Но больше всего разговоров было, разумеется, об искусстве, картинах, выставках.
Живописец Евграф Семенович Сорокин, рьяный поклонник академических традиций, рассказал, как он вместе с Николаем Александровичем Рамазановым работал в недавно воздвигнутом храме Христа Спасителя: писал часть икон главного иконостаса, а его товарищ трудился над горельефами на внешних стенах. И вот теперь его уже нет…
И снова всеобщее внимание привлек Юрьев. Он стал говорить об искусстве, эстетических идеалах, о красоте, о том, что человек под влиянием духовной красоты, прекрасного как бы очищается, становится лучше. Принадлежа к поколению людей сороковых годов, Юрьев верил в истину, добро. И в этой вере его было что-то незапятнанно-чистое, возвышенное и одновременно по-детски наивное, простодушное. Недаром называли его идеалистом. Да, Юрьев был идеалист, считал, что человек может измениться, улучшиться под влиянием красоты и сама жизнь может преобразиться, озарившись светом добра и счастья. Но многое в его суждениях было справедливо, истинно. И в воззрениях на искусство, когда он утверждал, что задача искусства в живом воплощении правды и красоты. И когда говорил о том, что человек только в союзе, единении с другими людьми становится нравственной личностью, что человек не должен замыкаться в себе, уходить в собственный мир, что он, человек, силен именно связью с окружающими, и в этом, по его мнению, заключалось одно из проявлений духа народности…

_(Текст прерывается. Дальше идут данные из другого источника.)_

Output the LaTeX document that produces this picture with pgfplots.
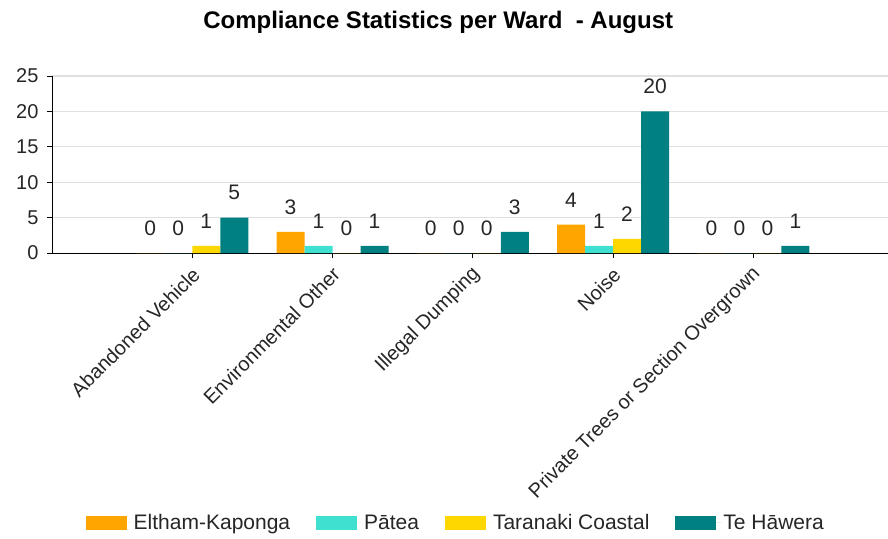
\documentclass[border=0pt]{standalone}
\usepackage{pgfplots}
\pgfplotsset{compat=1.18}
\usepackage{fontspec}
\setmainfont{Liberation Sans}
\definecolor{cE}{HTML}{FFA500}
\definecolor{cP}{HTML}{40E0D0}
\definecolor{cT}{HTML}{FFD700}
\definecolor{cH}{HTML}{008080}
\pgfplotsset{
  mybar/.style={fill=#1, draw=none,
    legend image code/.code={\path[fill=#1] (0pt,-7pt) rectangle (41pt,7pt);\path (0pt,0pt) -- (46pt,0pt);}},
}
\begin{document}
\begin{tikzpicture}[x=1pt,y=1pt]
\useasboundingbox (0,0) rectangle (888,538);
\begin{axis}[
  at={(52pt,285pt)}, anchor=south west,
  scale only axis, width=836pt, height=177pt,
  xmin=-1, xmax=4.96, ymin=0, ymax=25,
  ybar=0pt, bar width=28pt,
  axis x line=bottom, axis y line=left,
  axis line style={-, black, line width=0.9pt},
  ytick={0,5,...,25},
  xtick={0,1,2,3,4},
  xticklabels={Abandoned Vehicle, Environmental Other, Illegal Dumping, Noise, Private Trees or Section Overgrown},
  tick align=outside, major tick length=5pt,
  tick style={black, line width=0.9pt},
  ymajorgrids, grid style={black!12, line width=1pt},
  /pgf/number format/assume math mode=true,
  tick label style={font=\fontsize{20}{24}\selectfont, text=black!85},
  yticklabel style={xshift=-5pt},
  xticklabel style={xshift=4pt, yshift=-13pt, rotate=45, anchor=east, inner sep=0pt},
  nodes near coords,
  nodes near coords style={font=\fontsize{21}{25}\selectfont, text=black!85, anchor=south, yshift=14pt},
  title={Compliance Statistics per Ward \ - August},
  title style={font=\bfseries\fontsize{24}{28}\selectfont, at={(0.462,1.305)}, anchor=center, yshift=-6pt},
  legend style={at={(0.483,-1.525)}, anchor=center, draw=none,
    font=\fontsize{21}{25}\selectfont, text=black!85,
    legend columns=-1,
    /tikz/every even column/.append style={column sep=24pt}},
]
\addplot[mybar=cE] coordinates {(0,0) (1,3) (2,0) (3,4) (4,0)};
\addplot[mybar=cP] coordinates {(0,0) (1,1) (2,0) (3,1) (4,0)};
\addplot[mybar=cT] coordinates {(0,1) (1,0) (2,0) (3,2) (4,0)};
\addplot[mybar=cH] coordinates {(0,5) (1,1) (2,3) (3,20) (4,1)};
\legend{Eltham-Kaponga, Pātea, Taranaki Coastal, Te Hāwera}
\end{axis}
\end{tikzpicture}
\end{document}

Лето обычно проводили на даче в Мазилове или в Архангельском, неподалеку от дворца Юсупова. Саврасовы временно лишались здесь общества своих московских друзей. Никто их не навещал, они жили уединенно, предоставленные самим себе; вечера, беседы «за чашкой чая» возобновятся зимой, а сейчас Софи и Алексей вдвоем вместе со своими дочурками.
В 1866 году у Саврасовых было уже трое детей: пятилетняя Вера, совсем маленькая Наденька и младенец Анатолий. Но летом, когда они жили на даче в окрестностях деревни Мазилово, мальчик умер. Он родился слабым и хилым. Алексей Кондратьевич ждал сына, был счастлив его появлению на свет, и вот… А в начале 1867 года не стало Наденьки.